In what was a rematch of the US Open final, the Spaniard hit back at Daniil Medvedev to clinch a critical win. Coming back from a set behind and then a 1-5 deficit in the decider. The win was his first victory on the tour since withdrawing from the Paris Masters due to an abdominal injury.

“It was not one of the best performances of my career. Not at all. I really hope that I can play better.” The 33-year-old reflected after.
“I was better than the other day, of course. I have been playing a better level of tennis than the first day in general terms. To win this match was a combination of a lot of things: luck, some mistakes by Daniil and some good moments from myself at the end.”

It is understandable as to why a perfectionist like Nadal was far from pleased with his latest win. Despite it reviving his chances of winning the season-ending tournament for the first time in his career. His 26 winners were canceled out by 27 unforced errors. Furthermore, his second service winning rate dropped at the match progressed from 62% in the first set to 45% in the second.

“In general terms, knowing that I was not able to practice the way that I would like before the tournament, to be able to increase the level since two days ago to today like this is a very positive thing and I’m very happy with this.” The Spaniard affirms.
“Winning or losing is another thing.” He added.

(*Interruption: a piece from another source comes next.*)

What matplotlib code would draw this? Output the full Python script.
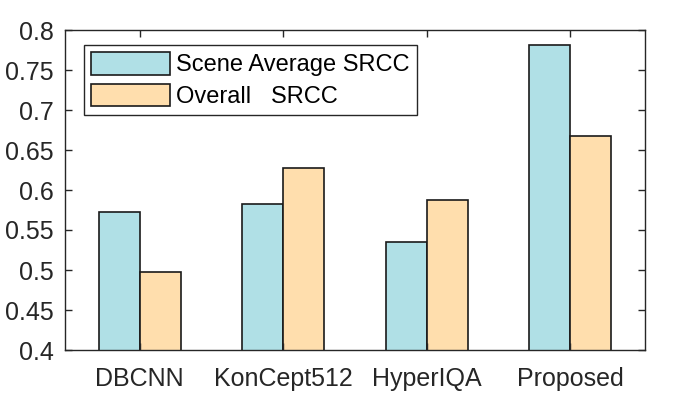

The implications of Nadal’s win not only means that he extends his perfect record of winning the decisive tiebreakers at the ATP Finals (3-0), his quest to end the season as world No.1 has also been helped. Although a certain Novak Djokovic could spoil the party if he wins the tournament this week.

The 19-time grand slam champion has been praised numerous times for his fighting spirit displayed on the court. Illustrated by his latest win on the tour. However, he believes this shouldn’t be the example for rising stars of the game should focus on.

“The example is not the comeback. The example, in my opinion, is not breaking a racquet when you are 5-1 (down) in the third or not lose your self-control when things are not going the right way.” Nadal explained.
“Just staying positive, staying on the court, accepting that the opponent is playing a little bit better than you and accepting that you are not that good. That’s the only example.”

Nadal will next play Stefanos Tsitsipas on Friday. He has now won 52 matches on the tour this season.